## Your instructions
Copy every line of the records below where the word "script" occurs.

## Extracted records
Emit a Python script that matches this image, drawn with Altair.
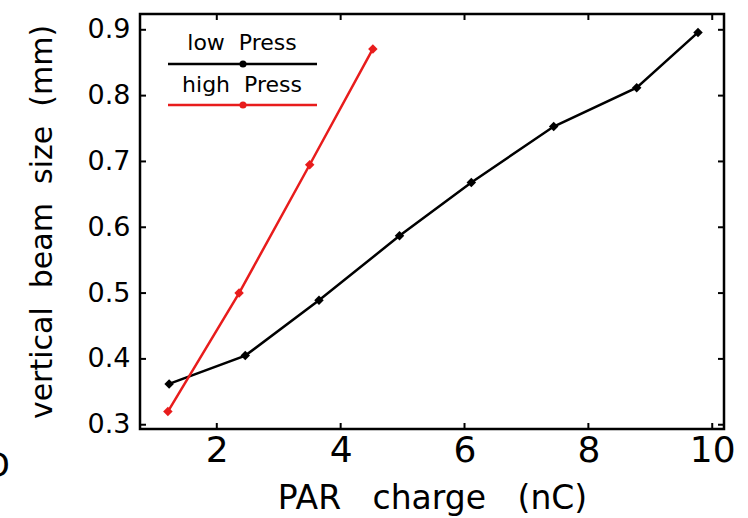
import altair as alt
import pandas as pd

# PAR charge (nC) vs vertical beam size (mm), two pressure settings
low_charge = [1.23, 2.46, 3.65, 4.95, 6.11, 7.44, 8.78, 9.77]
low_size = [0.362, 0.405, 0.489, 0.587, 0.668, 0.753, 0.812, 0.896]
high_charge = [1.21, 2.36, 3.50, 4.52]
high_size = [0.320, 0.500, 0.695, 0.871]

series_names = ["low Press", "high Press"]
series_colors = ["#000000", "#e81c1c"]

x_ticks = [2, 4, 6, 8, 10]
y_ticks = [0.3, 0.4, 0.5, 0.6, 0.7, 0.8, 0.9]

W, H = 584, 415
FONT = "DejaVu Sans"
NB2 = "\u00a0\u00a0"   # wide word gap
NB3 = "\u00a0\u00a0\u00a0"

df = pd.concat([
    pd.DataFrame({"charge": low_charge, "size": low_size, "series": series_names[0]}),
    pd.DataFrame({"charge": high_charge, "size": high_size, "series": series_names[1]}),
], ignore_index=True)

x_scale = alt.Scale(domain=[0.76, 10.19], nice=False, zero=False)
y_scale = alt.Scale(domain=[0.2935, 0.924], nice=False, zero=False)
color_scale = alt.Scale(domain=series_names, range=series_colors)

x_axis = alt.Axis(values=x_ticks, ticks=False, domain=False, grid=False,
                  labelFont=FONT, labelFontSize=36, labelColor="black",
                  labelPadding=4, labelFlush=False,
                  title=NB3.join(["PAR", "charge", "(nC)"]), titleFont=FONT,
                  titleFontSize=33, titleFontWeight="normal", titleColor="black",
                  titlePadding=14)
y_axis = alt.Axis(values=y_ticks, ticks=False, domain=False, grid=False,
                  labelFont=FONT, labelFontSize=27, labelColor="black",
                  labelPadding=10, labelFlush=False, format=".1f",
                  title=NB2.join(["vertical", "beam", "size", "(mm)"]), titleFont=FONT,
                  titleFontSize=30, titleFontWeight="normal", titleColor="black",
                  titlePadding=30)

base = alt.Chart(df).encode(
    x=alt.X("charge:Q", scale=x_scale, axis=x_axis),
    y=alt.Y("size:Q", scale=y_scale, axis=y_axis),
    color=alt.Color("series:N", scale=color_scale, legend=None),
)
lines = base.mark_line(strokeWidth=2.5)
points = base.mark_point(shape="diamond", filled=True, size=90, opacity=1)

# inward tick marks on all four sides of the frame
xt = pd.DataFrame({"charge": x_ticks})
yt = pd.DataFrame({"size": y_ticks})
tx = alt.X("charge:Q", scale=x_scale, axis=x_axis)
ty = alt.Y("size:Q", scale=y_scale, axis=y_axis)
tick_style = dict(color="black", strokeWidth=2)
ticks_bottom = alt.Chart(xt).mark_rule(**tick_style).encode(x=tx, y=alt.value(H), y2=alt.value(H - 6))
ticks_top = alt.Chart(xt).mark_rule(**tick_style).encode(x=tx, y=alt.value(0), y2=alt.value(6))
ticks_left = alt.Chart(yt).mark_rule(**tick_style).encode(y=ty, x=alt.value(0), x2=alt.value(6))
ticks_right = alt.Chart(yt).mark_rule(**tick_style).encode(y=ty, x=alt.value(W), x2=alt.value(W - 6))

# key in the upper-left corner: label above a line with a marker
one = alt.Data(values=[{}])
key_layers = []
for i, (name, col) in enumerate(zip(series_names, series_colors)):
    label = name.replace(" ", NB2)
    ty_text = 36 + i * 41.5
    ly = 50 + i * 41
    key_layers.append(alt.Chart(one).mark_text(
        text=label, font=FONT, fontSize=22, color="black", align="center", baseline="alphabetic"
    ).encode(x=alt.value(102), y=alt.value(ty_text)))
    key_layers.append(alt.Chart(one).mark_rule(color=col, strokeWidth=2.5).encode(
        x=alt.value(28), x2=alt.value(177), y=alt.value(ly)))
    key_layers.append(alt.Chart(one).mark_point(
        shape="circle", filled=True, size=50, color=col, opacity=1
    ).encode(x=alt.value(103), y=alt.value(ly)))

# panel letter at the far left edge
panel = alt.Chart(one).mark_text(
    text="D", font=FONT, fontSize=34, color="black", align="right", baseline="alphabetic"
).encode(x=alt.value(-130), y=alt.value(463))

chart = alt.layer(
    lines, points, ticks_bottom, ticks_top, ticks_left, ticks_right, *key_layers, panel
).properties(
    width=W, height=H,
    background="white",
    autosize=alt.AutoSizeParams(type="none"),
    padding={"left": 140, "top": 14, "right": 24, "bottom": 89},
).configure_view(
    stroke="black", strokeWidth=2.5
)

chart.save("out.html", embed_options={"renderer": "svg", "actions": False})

--

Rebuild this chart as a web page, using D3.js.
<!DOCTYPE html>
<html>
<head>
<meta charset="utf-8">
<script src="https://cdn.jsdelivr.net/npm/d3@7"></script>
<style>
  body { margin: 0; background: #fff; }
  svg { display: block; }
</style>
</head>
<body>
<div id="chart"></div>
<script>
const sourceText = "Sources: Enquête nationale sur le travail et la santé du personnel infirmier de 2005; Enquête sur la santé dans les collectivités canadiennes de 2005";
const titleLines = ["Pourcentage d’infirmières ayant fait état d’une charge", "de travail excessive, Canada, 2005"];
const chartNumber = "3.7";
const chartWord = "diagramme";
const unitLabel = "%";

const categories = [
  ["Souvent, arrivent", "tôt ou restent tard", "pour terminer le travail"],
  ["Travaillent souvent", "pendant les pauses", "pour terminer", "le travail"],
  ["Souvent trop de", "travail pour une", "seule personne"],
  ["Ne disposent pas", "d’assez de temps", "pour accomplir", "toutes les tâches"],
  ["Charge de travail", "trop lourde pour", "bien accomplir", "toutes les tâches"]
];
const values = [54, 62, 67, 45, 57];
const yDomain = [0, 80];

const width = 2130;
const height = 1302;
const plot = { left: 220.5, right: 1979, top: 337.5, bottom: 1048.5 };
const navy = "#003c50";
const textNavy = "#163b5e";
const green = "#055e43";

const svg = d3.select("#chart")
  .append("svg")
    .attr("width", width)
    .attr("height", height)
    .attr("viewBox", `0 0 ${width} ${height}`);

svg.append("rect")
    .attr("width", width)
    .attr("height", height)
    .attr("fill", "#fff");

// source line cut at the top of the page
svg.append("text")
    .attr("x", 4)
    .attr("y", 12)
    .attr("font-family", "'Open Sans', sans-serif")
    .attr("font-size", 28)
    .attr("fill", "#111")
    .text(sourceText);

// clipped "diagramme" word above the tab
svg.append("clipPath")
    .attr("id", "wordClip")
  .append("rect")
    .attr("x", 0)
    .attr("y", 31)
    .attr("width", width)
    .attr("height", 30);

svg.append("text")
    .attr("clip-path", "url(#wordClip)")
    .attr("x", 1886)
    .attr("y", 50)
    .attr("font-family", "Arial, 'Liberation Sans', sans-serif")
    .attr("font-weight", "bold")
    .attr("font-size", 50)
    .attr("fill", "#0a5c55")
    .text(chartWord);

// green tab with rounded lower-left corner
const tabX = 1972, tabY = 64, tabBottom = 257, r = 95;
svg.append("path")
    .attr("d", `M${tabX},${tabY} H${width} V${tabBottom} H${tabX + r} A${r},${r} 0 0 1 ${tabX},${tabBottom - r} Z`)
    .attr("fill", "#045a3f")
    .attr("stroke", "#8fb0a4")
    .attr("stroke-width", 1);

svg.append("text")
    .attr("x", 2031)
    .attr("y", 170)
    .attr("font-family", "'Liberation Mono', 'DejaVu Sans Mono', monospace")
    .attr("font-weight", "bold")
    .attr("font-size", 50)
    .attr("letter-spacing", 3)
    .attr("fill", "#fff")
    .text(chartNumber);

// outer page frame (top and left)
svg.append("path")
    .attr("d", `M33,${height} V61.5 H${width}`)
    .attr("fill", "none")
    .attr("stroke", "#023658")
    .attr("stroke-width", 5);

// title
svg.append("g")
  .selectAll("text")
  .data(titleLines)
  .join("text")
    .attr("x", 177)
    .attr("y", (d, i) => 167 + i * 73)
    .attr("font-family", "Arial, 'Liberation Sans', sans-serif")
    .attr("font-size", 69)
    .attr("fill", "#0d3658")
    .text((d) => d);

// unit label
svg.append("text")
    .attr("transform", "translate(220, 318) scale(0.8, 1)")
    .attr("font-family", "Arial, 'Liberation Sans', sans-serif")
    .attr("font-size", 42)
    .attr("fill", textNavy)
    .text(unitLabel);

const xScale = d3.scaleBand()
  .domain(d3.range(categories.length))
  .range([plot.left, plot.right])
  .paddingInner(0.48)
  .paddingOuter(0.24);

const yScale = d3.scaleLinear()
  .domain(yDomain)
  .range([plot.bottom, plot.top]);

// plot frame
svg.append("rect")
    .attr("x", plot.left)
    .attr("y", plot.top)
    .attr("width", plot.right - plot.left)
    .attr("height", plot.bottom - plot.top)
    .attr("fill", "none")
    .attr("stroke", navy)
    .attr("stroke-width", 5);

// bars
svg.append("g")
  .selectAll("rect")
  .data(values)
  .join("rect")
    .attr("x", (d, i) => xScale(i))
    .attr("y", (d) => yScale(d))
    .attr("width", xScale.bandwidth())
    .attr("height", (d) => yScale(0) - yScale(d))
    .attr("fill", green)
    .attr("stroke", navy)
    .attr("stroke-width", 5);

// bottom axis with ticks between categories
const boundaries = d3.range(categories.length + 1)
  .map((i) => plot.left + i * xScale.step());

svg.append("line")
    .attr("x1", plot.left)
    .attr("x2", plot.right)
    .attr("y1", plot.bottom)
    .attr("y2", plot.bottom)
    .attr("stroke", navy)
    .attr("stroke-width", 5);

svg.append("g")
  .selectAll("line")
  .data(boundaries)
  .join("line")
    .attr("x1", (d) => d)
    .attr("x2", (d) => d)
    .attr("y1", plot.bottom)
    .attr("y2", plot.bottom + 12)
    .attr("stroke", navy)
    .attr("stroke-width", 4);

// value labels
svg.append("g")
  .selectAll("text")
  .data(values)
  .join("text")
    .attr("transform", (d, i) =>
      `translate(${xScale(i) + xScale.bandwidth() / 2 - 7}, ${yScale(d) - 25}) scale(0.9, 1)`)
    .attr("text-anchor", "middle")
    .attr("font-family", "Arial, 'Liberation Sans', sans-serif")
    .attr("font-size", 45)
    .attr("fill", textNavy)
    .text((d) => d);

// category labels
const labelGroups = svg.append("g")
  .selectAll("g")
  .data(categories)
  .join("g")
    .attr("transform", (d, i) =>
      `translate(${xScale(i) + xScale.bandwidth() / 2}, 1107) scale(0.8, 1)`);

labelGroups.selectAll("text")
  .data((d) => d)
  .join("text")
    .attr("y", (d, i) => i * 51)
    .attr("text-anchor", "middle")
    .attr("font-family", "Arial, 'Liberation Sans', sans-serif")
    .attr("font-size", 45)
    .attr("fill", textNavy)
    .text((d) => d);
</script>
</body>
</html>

## Correct output
Emit a Python script that matches this image, drawn with Altair.
<script src="https://cdn.jsdelivr.net/npm/d3@7"></script>
<script>
</script>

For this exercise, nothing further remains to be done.